Zaczynając od początku.
Przerywanie, zakłócanie ceremonii, uroczystości religijnych (lub innych) jest karygodne. W wyjątkowych sytuacjach można tego dokonać. NP.: jeśli zagraża to zdrowiu lub życiu.
Tu, najwyraźniej facecik chciał zabłysnąć przed publicznością. Dlatego też swój filmik wrzucił na FB. To najtańszy sposób na autopromocję. Zresztą nie on jeden i nie pierwszy raz ma parcie na szkło. Widać, nie stać gościa na nic bardziej wzniosłego.
Jeśli lubi wznoszenie toastów, to np. na zakaukaziu by mógł spróbować swoich sił. Tam to człowiek nie ma pewności, czy do północy się czegoś napiję.
Jak już wspomniano, efekt jest odwrotny od zamierzonego. Strażnica w tym wypadku stała się prorokinią. Odstępcy przychodzą tylko aby mordować, grabić, gwałcić. Dodatkowo biją swoich dawnych braci; prześladują ich, nękają, lżą, i wyszydzają. Wszystko się na podstawie tego filmiku sprawdziło. Inaczej mówiąc, beton stwardniał.

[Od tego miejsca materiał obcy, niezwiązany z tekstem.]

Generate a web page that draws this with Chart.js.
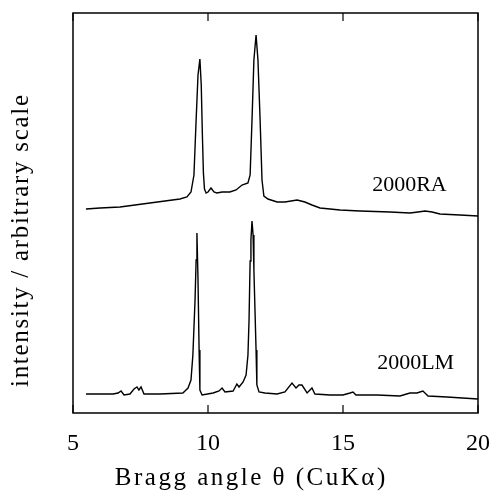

Taktycznie oceniając sytuację, to najlepszy moment wykorzystał. Wszyscy są skupieni na podawaniu zastawy. Prowadzący mruczuś, tylko mruczy. Więc można spokojnie przekrzyczeć mruczusia.
Porządkowi!!!??? No cóż..... Zdawało się, że osoba dojrzała, widząc inną z kieliszkiem/kuflem pełnym płynów, nie powinna nawet szturchnąć w ramię, w którym owo naczynie spoczywa. Tu mamy przykład nieudacznictwa. Wylewa się. Może na krzesła. Może na wykładzinę. Kto to odplami? Nawet wyrywanie szkła pustego, grozi roztłuczeniem, a tym samym, poranieniem.
Ten z zółciejszym krawatem powinien za szujkę chwycić ( czyli za kark) nawet dwoma palcyma (wskazującym i kciukiem), i byłby spokój. Żadnego nagrywania wstecznego, żadnego pisku, pełna pokora. Ale nawet to nie jest potrzebne.
Czemu delikwentowi nikt nie dał 'rozkazu' aby wypił, i nie blokował szkła? Jakby pił, to by nie gadał tyle. Nawet jakby wypił w przejściu komunikacyjnym między grupami rzędów, to co? Jako kulturalny człowiek, powinien szkło odłożyć przy opuszczaniu lokalu, czyli gdzieś na skrzyneczki dobrowolnodatkowe. A jakby wyszedł z kieliszkiem na zewnątrz? To co?
W kraju z takim PKB, a żydzą kieliszka i wina???
Swoją drogą, to jak oni szkolą tych porządkowych? Przecież materiału z takich scenek na YT jest sporo. Więc można się przygotować. Aż strach pomyśleć, jak wpadnie ktoś z nożem, maczetą, lub innym pistoletem. Co oni wtedy zrobią? Dla mnie to jakiś dramat.